STATED TASK: Isolate every line in the data with the string "this" and copy it.

** BEGIN DATA SHOWN **

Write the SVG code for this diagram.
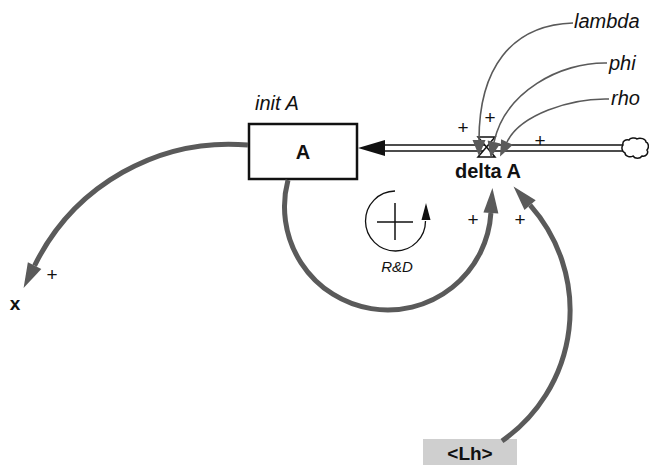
<svg xmlns="http://www.w3.org/2000/svg" width="649" height="465" viewBox="0 0 649 465">
<defs>
<style>
.t{font-family:"Liberation Sans",Arial,sans-serif;fill:#111}
.b{font-weight:bold}
.i{font-style:italic}
.thick{fill:none;stroke:#5a5a5a;stroke-width:5}
.thin{fill:none;stroke:#5a5a5a;stroke-width:1.6}
.pl{font-size:19px;text-anchor:middle}
</style>
<marker id="big" markerUnits="userSpaceOnUse" markerWidth="26" markerHeight="16" refX="0" refY="7.5" orient="auto" overflow="visible">
<path d="M0,0 L25,7.5 L0,15 z" fill="#5a5a5a"/>
</marker>
<marker id="small" markerUnits="userSpaceOnUse" markerWidth="17" markerHeight="14" refX="0" refY="6.5" orient="auto" overflow="visible">
<path d="M0,0 L16,6.5 L0,13 z" fill="#5a5a5a"/>
</marker>
</defs>
<rect width="649" height="465" fill="#fff"/>
<g id="flow-pipe">
<line x1="385" y1="145" x2="623" y2="145" stroke="#111" stroke-width="1.5"/>
<line x1="385" y1="151" x2="623" y2="151" stroke="#111" stroke-width="1.5"/>
<path d="M358,148 L385,140 L385,156 z" fill="#111"/>
</g>
<g id="node-A">
<rect x="249" y="124" width="108" height="55" fill="#fff" stroke="#111" stroke-width="2.5"/>
<text class="t b" x="303" y="159" font-size="20" text-anchor="middle">A</text>
<text class="t i" x="255" y="110" font-size="20">init A</text>
</g>
<g id="node-cloud">
<path d="M623,145 c-1,-4 3,-6 6,-5 c1,-2 6,-3 8,-1 c3,-2 9,0 9,3 c3,1 3,6 1,8 c2,3 -1,7 -5,6 c-2,3 -7,3 -9,0 c-3,2 -8,0 -8,-3 c-3,-1 -4,-6 -2,-8 z" fill="#fff" stroke="#111" stroke-width="1.5"/>
</g>
<g id="node-deltaA">
<path d="M478,137 L495,137 L478,157 L495,157 z" fill="#fff" stroke="#111" stroke-width="1.5"/>
<text class="t b" x="488" y="178" font-size="20" text-anchor="middle">delta A</text>
</g>
<g id="node-lambda"><text class="t i" x="574" y="28" font-size="20">lambda</text></g>
<g id="node-phi"><text class="t i" x="609" y="70" font-size="20">phi</text></g>
<g id="node-rho"><text class="t i" x="611" y="105" font-size="20">rho</text></g>
<g id="node-x"><text class="t b" x="15" y="310" font-size="19" text-anchor="middle">x</text></g>
<g id="node-Lh">
<rect x="423" y="439" width="94" height="26" fill="#cfcfcf"/>
<text class="t b" x="470" y="460" font-size="19" text-anchor="middle">&lt;Lh&gt;</text>
</g>
<g id="loop-RD">
<path d="M395,191 A30,30 0 1 0 425.5,221" fill="none" stroke="#111" stroke-width="1.3"/>
<path d="M426,203 L430.5,220 L421.5,220 z" fill="#111"/>
<line x1="377" y1="222" x2="413" y2="222" stroke="#111" stroke-width="1.5"/>
<line x1="395" y1="203" x2="395" y2="240" stroke="#111" stroke-width="1.5"/>
<text class="t i" x="397" y="272" font-size="15" text-anchor="middle">R&amp;D</text>
</g>
<g id="connectors">
<path class="thick" d="M248,145 A217,217 0 0 0 34.6,265.6" marker-end="url(#big)"/>
<path class="thick" d="M288,180 A103.3,103.3 0 1 0 490.9,213" marker-end="url(#big)"/>
<path class="thick" d="M502,441 A159,159 0 0 0 530.1,205.1" marker-end="url(#big)"/>
<path class="thin" d="M573,23 C510,25 479,70 479,140" marker-end="url(#small)"/>
<path class="thin" d="M607,63 C560,62 505,92 494,142" marker-end="url(#small)"/>
<path class="thin" d="M609,99 C570,98 520,115 507,142" marker-end="url(#small)"/>
</g>
<g id="polarities">
<text class="t pl" x="463" y="134">+</text>
<text class="t pl" x="490" y="124">+</text>
<text class="t pl" x="540" y="147">+</text>
<text class="t pl" x="473" y="226">+</text>
<text class="t pl" x="520" y="226">+</text>
<text class="t pl" x="52" y="281">+</text>
</g>
</svg>
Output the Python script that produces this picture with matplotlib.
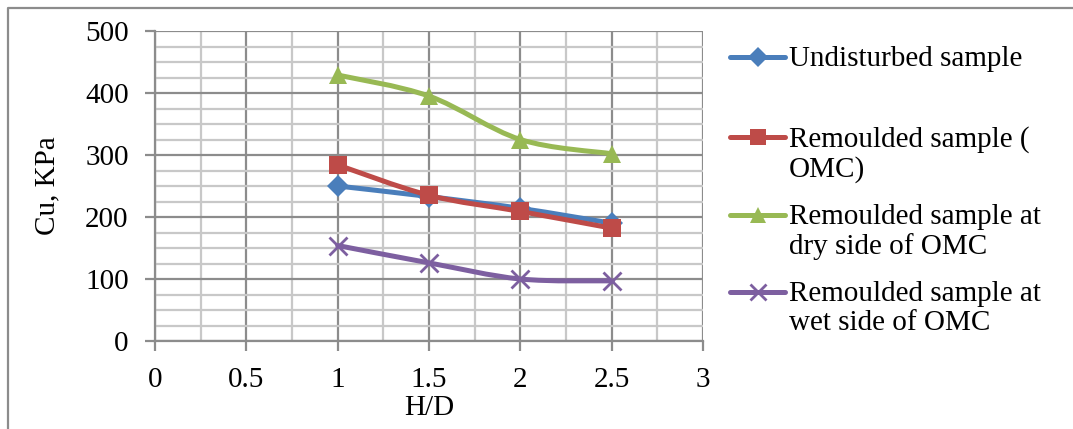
import numpy as np
import matplotlib.pyplot as plt
from matplotlib.path import Path
from matplotlib.patches import PathPatch
from matplotlib.lines import Line2D
from matplotlib.ticker import MultipleLocator

plt.rcParams['font.family'] = ['Liberation Serif', 'DejaVu Serif']

# Data
hd = [1, 1.5, 2, 2.5]
undisturbed = [250, 233, 214, 190]
remoulded_omc = [284, 235, 209, 182]
remoulded_dry = [429, 395, 325, 302]
remoulded_wet = [154, 126, 100, 97]

labels = ["Undisturbed sample",
          "Remoulded sample (\nOMC)",
          "Remoulded sample at\ndry side of OMC",
          "Remoulded sample at\nwet side of OMC"]
colors = ["#4A7EBB", "#BE4B48", "#98B954", "#7D5FA0"]
markers = ["D", "s", "^", "x"]
msizes = [11, 13, 13, 13]

FS = 21
W, H = 1073, 429
fig = plt.figure(figsize=(W / 100, H / 100), dpi=100)
ax = fig.add_axes([155 / W, 1 - 341 / H, (703 - 155) / W, (341 - 31) / H])


def smooth_path(x, y):
    # Excel-style smoothed line as cubic Bezier segments
    x = np.asarray(x, float)
    y = np.asarray(y, float)
    n = len(x)
    verts = [(x[0], y[0])]
    codes = [Path.MOVETO]
    for i in range(n - 1):
        p0 = np.array([x[max(i - 1, 0)], y[max(i - 1, 0)]])
        p1 = np.array([x[i], y[i]])
        p2 = np.array([x[i + 1], y[i + 1]])
        p3 = np.array([x[min(i + 2, n - 1)], y[min(i + 2, n - 1)]])
        c1 = p1 + (p2 - p0) / 6
        c2 = p2 - (p3 - p1) / 6
        verts += [tuple(c1), tuple(c2), tuple(p2)]
        codes += [Path.CURVE4] * 3
    return Path(verts, codes)


series = [undisturbed, remoulded_omc, remoulded_dry, remoulded_wet]
for i, vals in enumerate(series):
    patch = PathPatch(smooth_path(hd, vals), facecolor='none', edgecolor=colors[i],
                      linewidth=3.6, capstyle='round', joinstyle='round', zorder=3 + i)
    ax.add_patch(patch)
    mew = 2 if markers[i] == 'x' else 0
    ax.plot(hd, vals, linestyle='none', marker=markers[i], markersize=msizes[i],
            color=colors[i], markeredgewidth=mew, zorder=3 + i)

ax.set_xlim(0, 3)
ax.set_ylim(0, 500)
ax.xaxis.set_major_locator(MultipleLocator(0.5))
ax.xaxis.set_minor_locator(MultipleLocator(0.25))
ax.yaxis.set_major_locator(MultipleLocator(100))
ax.yaxis.set_minor_locator(MultipleLocator(25))
ax.set_xticks([0, 0.5, 1, 1.5, 2, 2.5, 3])
ax.set_xticklabels(["0", "0.5", "1", "1.5", "2", "2.5", "3"])

ax.grid(which='major', color='#8c8c8c', linewidth=1.6)
ax.grid(which='minor', color='#c8c8c8', linewidth=1.6)
ax.set_axisbelow(True)

for side in ['top', 'right']:
    ax.spines[side].set_visible(False)
for side in ['left', 'bottom']:
    ax.spines[side].set_color('#8c8c8c')
    ax.spines[side].set_linewidth(1.6)

ax.tick_params(which='major', direction='out', length=7, width=1.6, color='#8c8c8c',
               labelsize=FS)
ax.tick_params(axis='y', pad=12)
ax.tick_params(axis='x', pad=12)
ax.tick_params(which='minor', length=0)
ax.set_xlabel("H/D", fontsize=FS, labelpad=1)
ax.set_ylabel("Cu, KPa", fontsize=FS, labelpad=18)

# legend drawn at the right, handle aligned to the first text line
entry_y = [57, 137, 215, 292]
for i in range(4):
    yf = 1 - entry_y[i] / H
    fig.add_artist(Line2D([730 / W, 785 / W], [yf, yf], color=colors[i], linewidth=3.6,
                          transform=fig.transFigure, solid_capstyle='round'))
    mew = 2 if markers[i] == 'x' else 0
    fig.add_artist(Line2D([757.5 / W], [yf], marker=markers[i], markersize=msizes[i] - 1,
                          color=colors[i], markeredgewidth=mew, linestyle='none',
                          transform=fig.transFigure))
    fig.text(789 / W, yf + 11 / H, labels[i], fontsize=FS, va='top', ha='left',
             linespacing=1.15)

# outer chart border (left and top edges visible)
fig.add_artist(Line2D([8 / W, 8 / W, 1.0], [0, 1 - 8 / H, 1 - 8 / H], color='#8c8c8c',
                      linewidth=1.6, transform=fig.transFigure))

fig.savefig("out.png", dpi=100)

** END DATA SHOWN **

RESPONSE TO THE EXERCISE:
Write the SVG code for this diagram.
Output the Python script that produces this picture with matplotlib.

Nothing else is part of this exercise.